On Saturday, we explored downtown Dakar. We visited the grand marché and bought touristy souvenirs and fake designer handbags (I am proud to say that I no longer run away from agressive vendors and taxi drivers, now I can discuter with the best of 'em—I got my bag for less than US $10!). Then we took a long walk along the coast, visiting the Presidential Palace and Senate House (and snapping photos with a bemused guard in traditional uniform) along the way. It was fun, but by the end of the day we were completely exhausted!

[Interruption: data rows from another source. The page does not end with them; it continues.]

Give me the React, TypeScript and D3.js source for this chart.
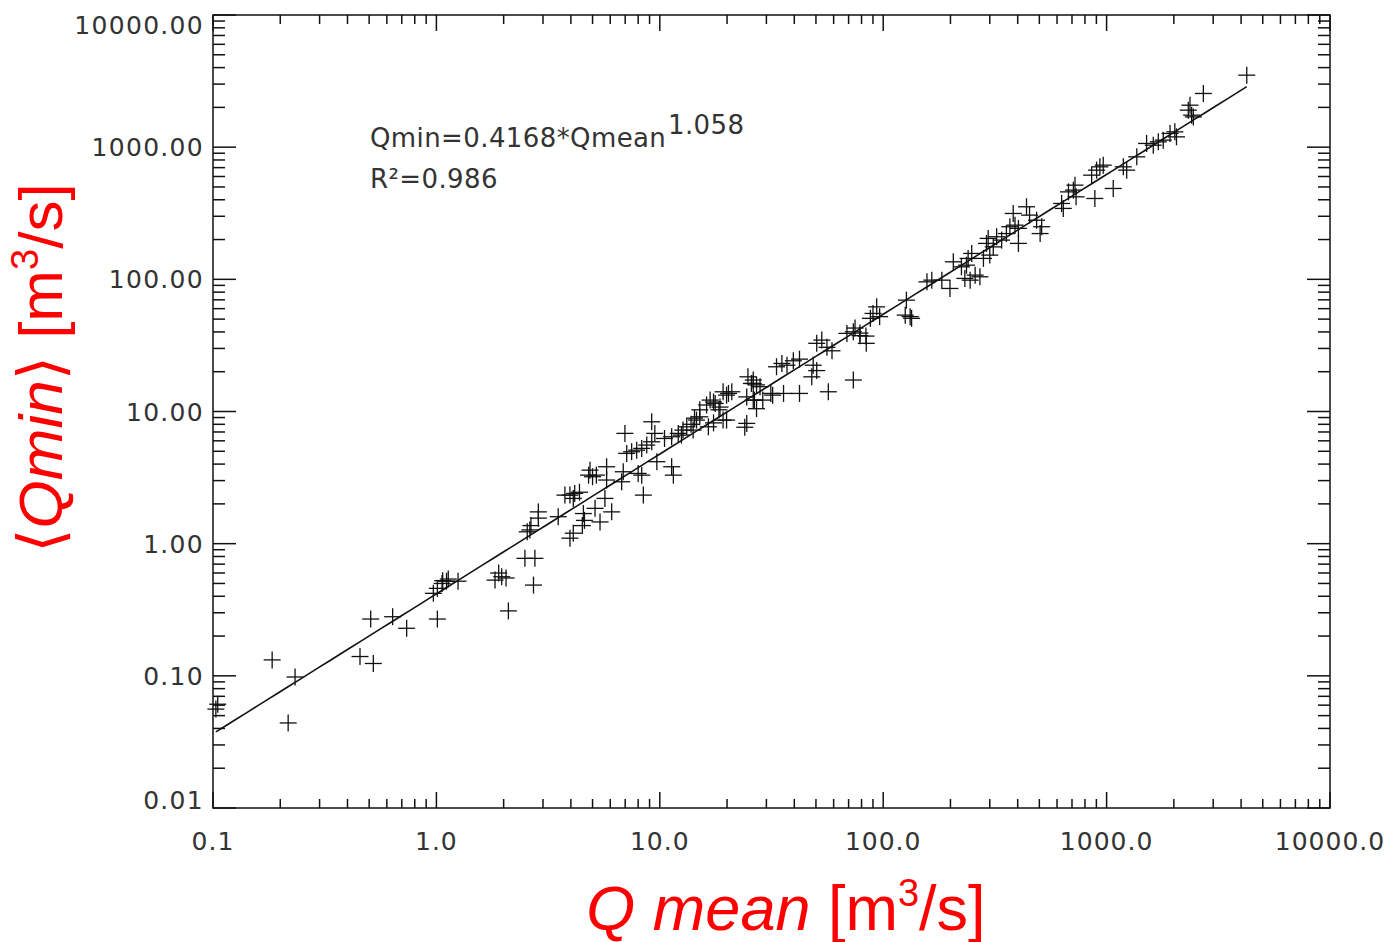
import React from "react";
import * as d3 from "d3";

const qMean: number[] = [
  0.105, 0.103, 0.184, 0.233, 0.217, 0.455, 0.522, 0.508, 0.637, 0.736,
  1.01, 0.969, 1.01, 1.067, 1.11, 1.06, 1.13, 1.25, 1.83, 1.96,
  1.9, 2.05, 2.1, 2.72, 2.49, 2.76, 2.62, 2.65, 2.55, 2.86,
  2.86, 3.51, 3.96, 4.1, 3.76, 3.96, 4.16, 4.37, 4.1, 4.55,
  4.6, 4.5, 5.4, 5.13, 5.68, 6.09, 4.8, 5.2, 5.78, 6.75,
  8.3, 8.44, 4.87, 5.0, 5.78, 6.86, 6.98, 7.11, 7.48, 7.88,
  8.3, 8.0, 8.74, 9.2, 9.2, 9.5, 9.7, 10.5, 11.3, 11.3,
  11.5, 12.5, 13.2, 14.1, 14.6, 15.1, 15.1, 16.2, 17.4, 18.4,
  16.5, 17.4, 19.9, 21.0, 19.9, 24.5, 24.0, 26.2, 28.1, 26.5,
  28.9, 32.0, 12.7, 12.1, 13.8, 14.3, 16.8, 17.7, 18.6, 19.2,
  20.3, 19.2, 24.8, 26.2, 25.7, 27.1, 24.5, 26.2, 27.1, 33.3,
  35.2, 37.1, 39.6, 42.2, 31.4, 35.8, 42.2, 48.6, 50.4, 47.9,
  50.4, 53.1, 56.0, 59.0, 56.8, 73.5, 68.8, 73.5, 78.7, 84.0,
  93.5, 90.0, 96.4, 87.6, 127, 125.5, 132, 134, 157, 165,
  183, 199, 206, 224, 236, 240, 249, 232, 245, 258,
  271, 281, 300, 290, 311, 295, 322, 339, 356, 369,
  389, 403, 403, 382, 438, 452, 486, 512, 504, 629,
  640, 710, 722, 675, 730, 857, 902, 933, 966, 886,
  1071, 1188, 1230, 1365, 1510, 1618, 1704, 1793, 1923, 2020,
  2055, 2321, 2362, 2403, 2445, 2711, 4240, 74.8, 78.7, 83.7,
];

const qMin: number[] = [
  0.061, 0.056, 0.132, 0.098, 0.044, 0.14, 0.124, 0.269, 0.28, 0.229,
  0.269, 0.421, 0.459, 0.525, 0.52, 0.5, 0.54, 0.52, 0.53, 0.562,
  0.6, 0.55, 0.31, 0.486, 0.774, 0.774, 1.27, 1.37, 1.23, 1.74,
  1.56, 1.6, 1.1, 1.2, 2.33, 2.33, 2.4, 2.45, 2.2, 1.69,
  1.5, 1.37, 1.46, 1.85, 2.2, 1.74, 3.3, 3.3, 3.03, 2.94,
  3.3, 2.33, 3.6, 3.21, 3.82, 3.5, 6.83, 4.82, 4.96, 5.1,
  5.26, 3.4, 5.57, 5.9, 8.36, 6.83, 4.17, 6.25, 6.44, 3.82,
  3.3, 6.63, 7.66, 7.23, 8.61, 9.12, 10.3, 11.2, 11.8, 10.3,
  7.66, 8.2, 13.3, 14.1, 8.61, 8.13, 7.6, 16.3, 15.4, 12.2,
  12.2, 13.3, 7.23, 6.83, 8.0, 8.9, 12.2, 11.5, 10.8, 14.1,
  13.7, 8.61, 18.3, 17.3, 16.3, 15.9, 12.9, 12.2, 10.5, 21.8,
  23.1, 22.4, 24.2, 24.9, 13.7, 13.7, 13.7, 22.4, 20.4, 18.3,
  32.8, 34.7, 30.6, 28.8, 14.1, 17.3, 39.0, 40.1, 37.5, 32.8,
  61.9, 55.2, 52.2, 50.7, 69.6, 53.6, 52.2, 50.7, 95.7, 98.6,
  98.6, 85.3, 135.7, 124.4, 128, 144, 157, 101.6, 98.6, 107.6,
  104.5, 144, 152.5, 187, 176, 204, 210, 198, 222, 250,
  257, 243, 187, 315, 354, 306, 280, 250, 222, 375,
  344, 473, 516, 459, 421, 614, 670, 710, 731, 409,
  487, 710, 670, 845, 1067, 1035, 1097, 1130, 1270, 1306,
  1197, 1905, 2078, 1746, 1694, 2548, 3506, 42.8, 39.2, 37.2,
];

const xTickValues: number[] = [0.1, 1, 10, 100, 1000, 10000];
const xTickLabels: string[] = ["0.1", "1.0", "10.0", "100.0", "1000.0", "10000.0"];
const yTickValues: number[] = [0.01, 0.1, 1, 10, 100, 1000, 10000];
const yTickLabels: string[] = ["0.01", "0.10", "1.00", "10.00", "100.00", "1000.00", "10000.00"];

const fitA = 0.4168;
const fitB = 1.058;

const W = 1389;
const H = 942;
const L = 213, R = 1330, T = 15, B = 808;

export default function App() {
  const x = d3.scaleLog().domain([0.1, 10000]).range([L, R]);
  const y = d3.scaleLog().domain([0.01, 10000]).range([B, T]);

  const minorX: number[] = [];
  for (let e = -1; e < 4; e++) for (let k = 2; k <= 9; k++) minorX.push(k * Math.pow(10, e));
  const minorY: number[] = [];
  for (let e = -2; e < 4; e++) for (let k = 2; k <= 9; k++) minorY.push(k * Math.pow(10, e));

  const xmin = d3.min(qMean) as number;
  const xmax = d3.max(qMean) as number;
  const fitPts: [number, number][] = d3.range(0, 101).map((i) => {
    const v = Math.pow(10, Math.log10(xmin) + (i / 100) * (Math.log10(xmax) - Math.log10(xmin)));
    return [v, fitA * Math.pow(v, fitB)];
  });
  const line = d3.line<[number, number]>().x((d) => x(d[0])).y((d) => y(d[1]));

  const tickFont = "'DejaVu Sans', sans-serif";
  const col = "#111";
  const txt = "#333";
  const red = "#ff0000";
  const m = 8.5;

  return (
    <div style={{ position: "absolute", left: 0, top: 0 }}>
      <svg width={W} height={H} style={{ display: "block", background: "#fff" }}>
        <rect x={0} y={0} width={W} height={H} fill="#fff" />
        <rect x={L} y={T} width={R - L} height={B - T} fill="none" stroke={col} strokeWidth={1.5} />
        {xTickValues.map((v, i) => (
          <g key={"xt" + i}>
            <line x1={x(v)} x2={x(v)} y1={B} y2={B - 16} stroke={col} strokeWidth={1.5} />
            <line x1={x(v)} x2={x(v)} y1={T} y2={T + 16} stroke={col} strokeWidth={1.5} />
          </g>
        ))}
        {minorX.map((v, i) => (
          <g key={"xm" + i}>
            <line x1={x(v)} x2={x(v)} y1={B} y2={B - 9} stroke={col} strokeWidth={1.5} />
            <line x1={x(v)} x2={x(v)} y1={T} y2={T + 9} stroke={col} strokeWidth={1.5} />
          </g>
        ))}
        {yTickValues.map((v, i) => (
          <g key={"yt" + i}>
            <line x1={L} x2={L + 23} y1={y(v)} y2={y(v)} stroke={col} strokeWidth={1.5} />
            <line x1={R} x2={R - 23} y1={y(v)} y2={y(v)} stroke={col} strokeWidth={1.5} />
          </g>
        ))}
        {minorY.map((v, i) => (
          <g key={"ym" + i}>
            <line x1={L} x2={L + 12} y1={y(v)} y2={y(v)} stroke={col} strokeWidth={1.5} />
            <line x1={R} x2={R - 12} y1={y(v)} y2={y(v)} stroke={col} strokeWidth={1.5} />
          </g>
        ))}
        {xTickValues.map((v, i) => (
          <text key={"xl" + i} x={x(v)} y={850} textAnchor="middle" fontFamily={tickFont} fontSize={25} letterSpacing={1} fill={txt}>
            {xTickLabels[i]}
          </text>
        ))}
        {yTickValues.map((v, i) => {
          const cy = Math.min(800, Math.max(25, y(v)));
          return (
            <text key={"yl" + i} x={204} y={cy + 9} textAnchor="end" fontFamily={tickFont} fontSize={25} letterSpacing={1.3} fill={txt}>
              {yTickLabels[i]}
            </text>
          );
        })}
        <path d={line(fitPts) || ""} fill="none" stroke={col} strokeWidth={1.6} />
        {qMean.map((v, i) => {
          const px = x(v);
          const py = y(qMin[i]);
          return (
            <g key={"p" + i}>
              <line x1={px - m} x2={px + m} y1={py} y2={py} stroke={col} strokeWidth={1.3} />
              <line x1={px} x2={px} y1={py - m} y2={py + m} stroke={col} strokeWidth={1.3} />
            </g>
          );
        })}
        <text x={370} y={147} fontFamily={tickFont} fontSize={26} letterSpacing={0.4} fill={txt}>
          Qmin=0.4168*Qmean
        </text>
        <text x={668} y={134} fontFamily={tickFont} fontSize={26} letterSpacing={0.4} fill={txt}>
          1.058
        </text>
        <text x={370} y={188} fontFamily={tickFont} fontSize={26} letterSpacing={0.4} fill={txt}>
          R²=0.986
        </text>
        <text x={786} y={930} textAnchor="middle" fontFamily="'Liberation Sans', Arial, sans-serif" fontSize={63} fill={red}>
          <tspan fontStyle="italic">Q mean</tspan>
          <tspan> [m</tspan>
          <tspan fontSize={38} dy={-24}>3</tspan>
          <tspan dy={24}>/s]</tspan>
        </text>
        <text
          transform={`translate(62, 368) rotate(-90)`}
          textAnchor="middle"
          fontFamily="'Liberation Sans', Arial, sans-serif"
          fontSize={62}
          fill={red}
        >
          <tspan fontFamily="'DejaVu Sans', sans-serif">⟨</tspan>
          <tspan fontStyle="italic">Qmin</tspan>
          <tspan fontFamily="'DejaVu Sans', sans-serif">⟩</tspan>
          <tspan> [m</tspan>
          <tspan fontSize={38} dy={-24}>3</tspan>
          <tspan dy={24}>/s]</tspan>
        </text>
      </svg>
    </div>
  );
}
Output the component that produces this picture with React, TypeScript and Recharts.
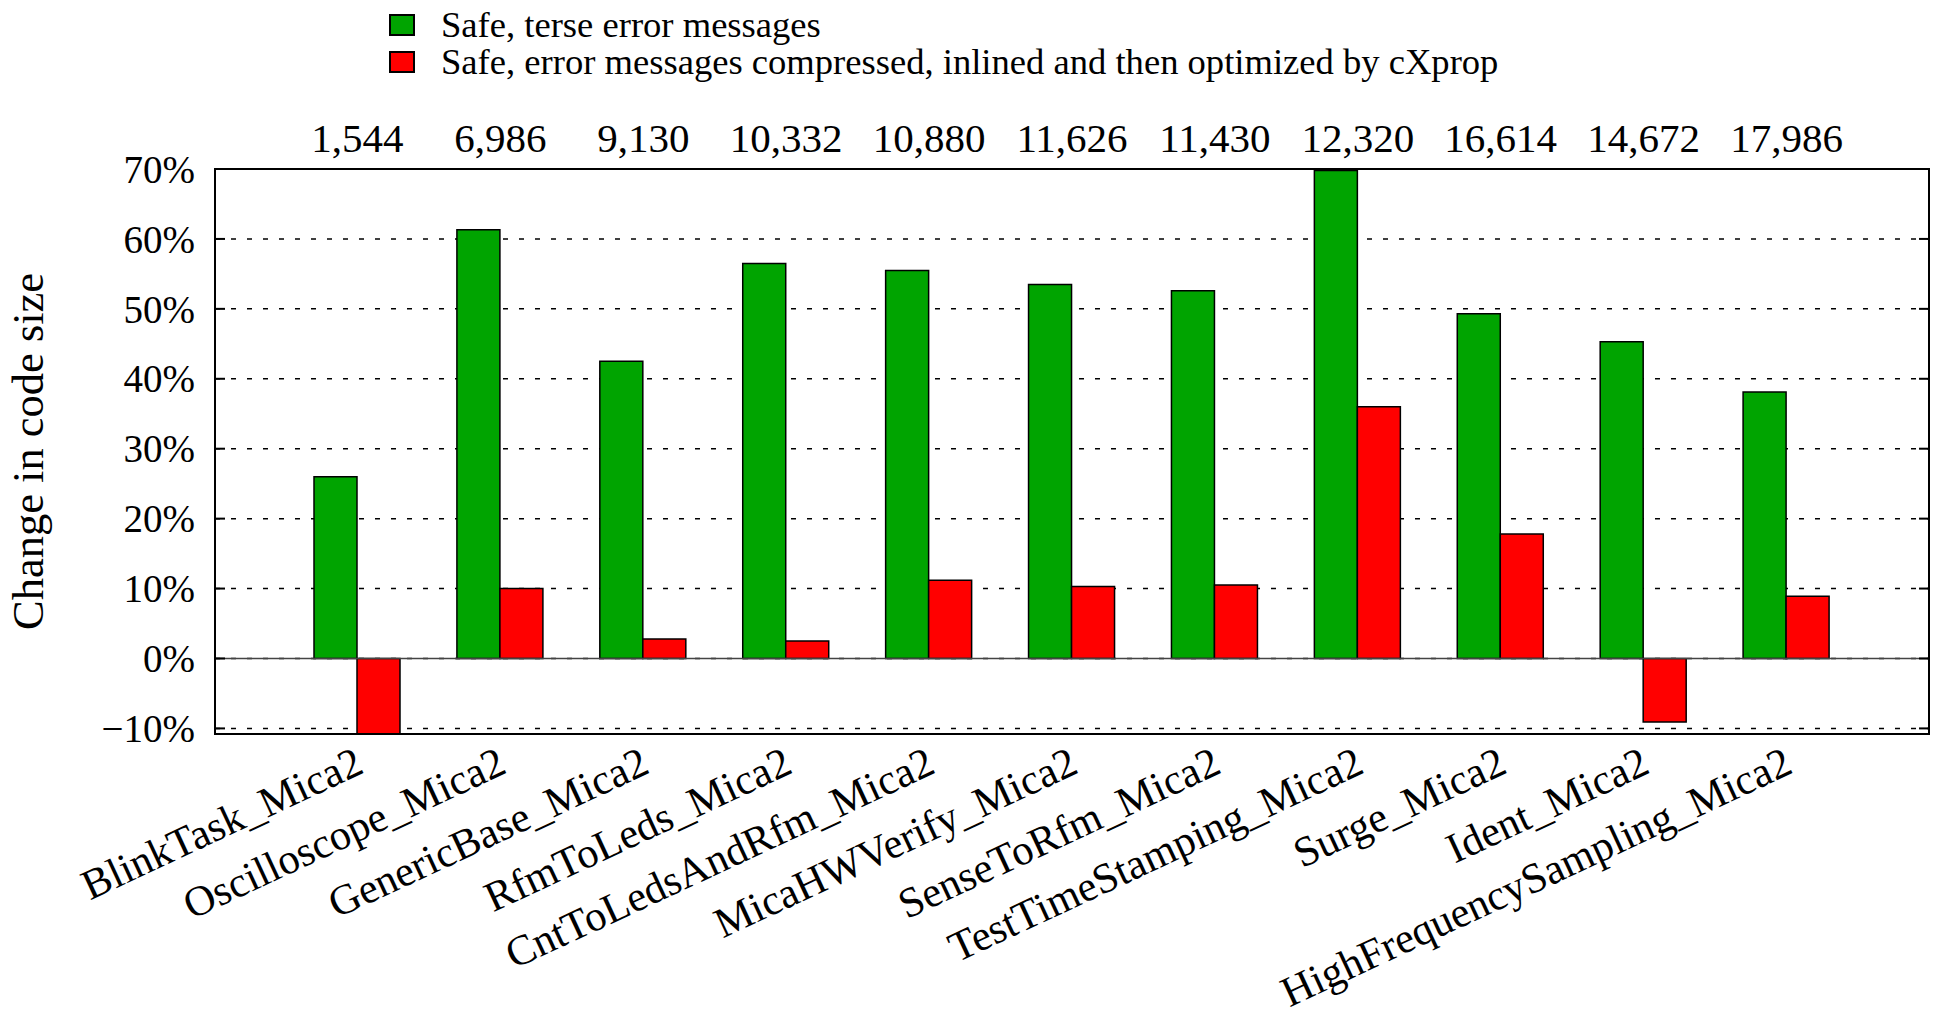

On Sunday, we took the ferry out to Ile de la Gorée -- a lovely tourist trap off the coast of Dakar. It was crazy and a bit overwhelming to be with so many foreigners! In an effort to escape the tour groups, we decided to do our tour of the island in reverse, beginning with the old fort and the marché and ending at La Maison des Esclaves (House of the Slaves -- Dakar was a big center in the slave trade), the biggest attraction on the island. However, in our cleverness we forgot that Sénégal is still in West Africa (despite appearances!) and most places take a repós in the afternoon, so by the time we got to the Maison it was closed until 2:30 -- which was also the time of the next ferry back to Dakar. So, we ended up skipping the historical site and having a nice lunch by the ocean instead. Oh well! It was a really good day just the same.

Monday was our American day. We took a day off from sight-seeing and lounged by the pool at the Club Atlantique, a kind of fitness center attached to an international school where PCVs can swim for free. The club is a little slice of America abroad: kids run around the patio and take swim lessons from an American-accented instructor while moms tan on the sidelines; a snack shack serves an array of fried foods (I ate my signature grilled chicken sandwich and french fries blissfully smothered in ketchup); lifeguards stand on duty; there are floaties and noodles in the pool. It felt like home!

Tuesday was another marché day, and today we have plans to explore a smaller, less touristy island off the coast of Dakar. Tomorrow we hope to go to Lac Rose, or the pink lake, and maybe even ride camels in the desert!

As you can tell, I'm having a really good time, and I really can't believe how lucky I am to be here. (Again: Thank you, Peace Corps!) That said, I am anxious to get back to my village and get back to work. I miss my students -- and my puppy! -- and I'm feeling really bad for being away so long during school. Hopefully I’ll be back in Penessoulou by the end of the week. Vacation is nice, but I’ve got work to do!

1 comment:

loehrke said...

It sounds like you are having an amazing time!!! Africa: you NEVER know what is just around the corner. I'm glad you are teaching folks EVEN newer than you NOT to wait in line!!! You make me laugh.
Your students wll still be there when you get back. Enjoy your time now and get some rest.